What's clearer is that the scuttling of a hoped-for trade deal managed to start rebuilding a "wall of worry" that had become fairly short over the prior few months. If not much changes on the fundamental or liquidity front, that's a net positive in forestalling a self-defeating rise in overconfidence among investors.

Of course, if a 4% retreat is purely routine, so would be a somewhat deeper pullback or a prolonged period of queasy choppiness.

Caught in a range?

Last week's column noted that "the most constructive factor in handicapping the market this year has been the behavior of the market itself. It has until now refused to succumb to much profit-taking along the way, limiting dips to about 3% this year."

That's no longer quite the case, and last week saw the gears slipping a bit in what had been a clockwork sector rotation powering a methodical rally.

Further signs of instability popped up in the market for volatility instruments. The near-term Volatility Index (VIX) shot above its nearest VIX futures price — an inversion of the curve that means traders detect higher odds of an immediate shock or unsettled markets. This also can be viewed as a kind of "short squeeze" in volatility itself, as traders who have bet on continued calm are forced to reverse their trades.

By the end of the week, the VIX had deflated enough to undo this inversion, but the moves can serve as a bit of a yellow flashing light for traders for a while after they occur.

The other uncomfortable bit of context for the otherwise routine pullback is the level from which it happened. Here's the broad setup, with lines marking the record high, the January 2018 high (right near Friday's close) and what would be the 5% pullback threshold, just under 2,800.

The new high in the S&P a couple weeks ago was tentative and marginal, coming on low momentum and unimpressive market breadth.
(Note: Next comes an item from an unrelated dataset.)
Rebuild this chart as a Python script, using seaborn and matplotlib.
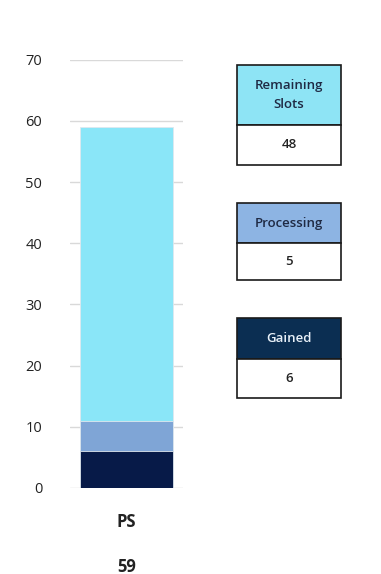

Simply observing this chart, the case could be made that for a second time in eight months, sellers pounced and buyers balked as the S&P pushed toward 2,950.

Is this simply an ongoing, wide-swinging trading range? Or was a quick downside break simply needed to flush out some complacency and refresh buying interest at lower prices, in a kind of slingshot move?

On paper, both are plausible. That, as they say, is why they play the games.